Frei Adão de Rovigo, seu fiel e íntimo companheiro, testemunhou que, uma noite, estando Frei Lourenço imerso em oração, divisou sobre a sua cabeça a Virgem Maria a abençoá-lo.

Quem o ajudou e apoiou nas variadíssimas tarefas em que andou empenhado, de modo a encontrar ainda tempo para escrever as magníficas obras que, hoje, temos a felicidade de ler e admirar?

Agora estava a chegar à meta final. Era já velho e, com o avanço da idade, os seus males agravaram-se. Mesmo assim, em 1618 recebe mais uma delicada missão de peregrinar pela Europa, pela última vez. Os Napolitanos estavam demasiado sobrecarregados de impostos. O padre Lourenço recebe a incumbência de se encontrar com Filipe III, a fim de obter a sua redução. Parte, cumpre a missão, mas já não regressará à sua pátria.
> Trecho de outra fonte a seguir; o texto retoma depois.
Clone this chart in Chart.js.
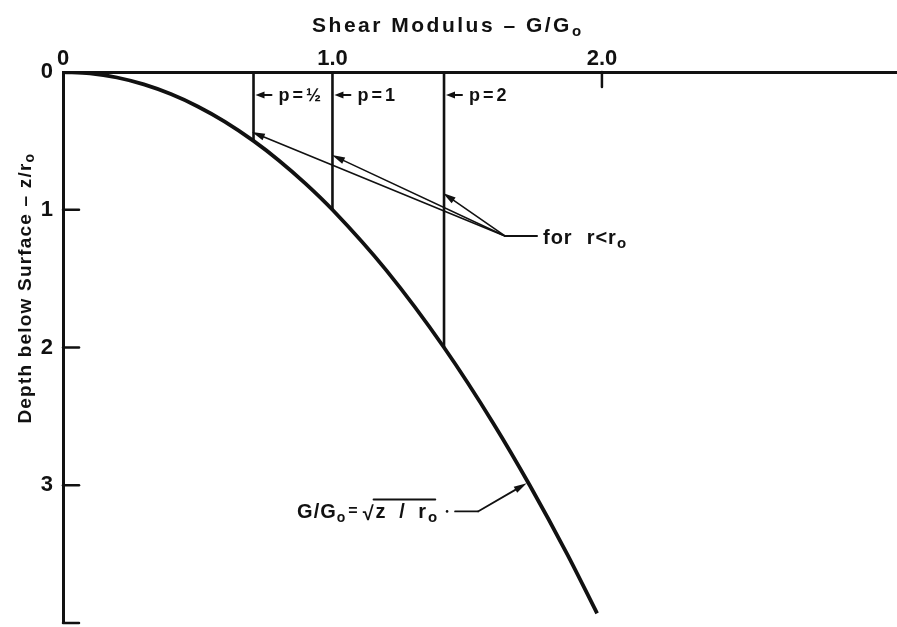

Adoece em Lisboa. E como já não pode celebrar, confessa-se e comunga todos os dias. Jaculatória habitual: «Glória a Deus e a Maria». Recebe o Viático e a Santa Unção. Todos choram. E chega a agonia. Na oração dos agonizantes, todos ouviam, à sua volta, invocar o nome de Jesus, que ele pronunciava em voz baixa e de cabeça inclinada.

O seu trânsito dá-se no dia 22 de Julho, precisamente no dia do seu aniversário natalício. E voou para o Céu. Era o ano de 1619.

A Europa inteira recorda-o. E todos os que o tinham conhecido, príncipes e povo, começam a render-lhe aquele culto que a Santa Igreja ratificou com a beatificação feita por Pio VI em 1783, e a canonização por Leão XIII a 8 de Dezembro de 1881.

Foi declarado Doutor da Igreja por João XXIII a 19 de Março de 1959, com o título de «Doutor Apostólico».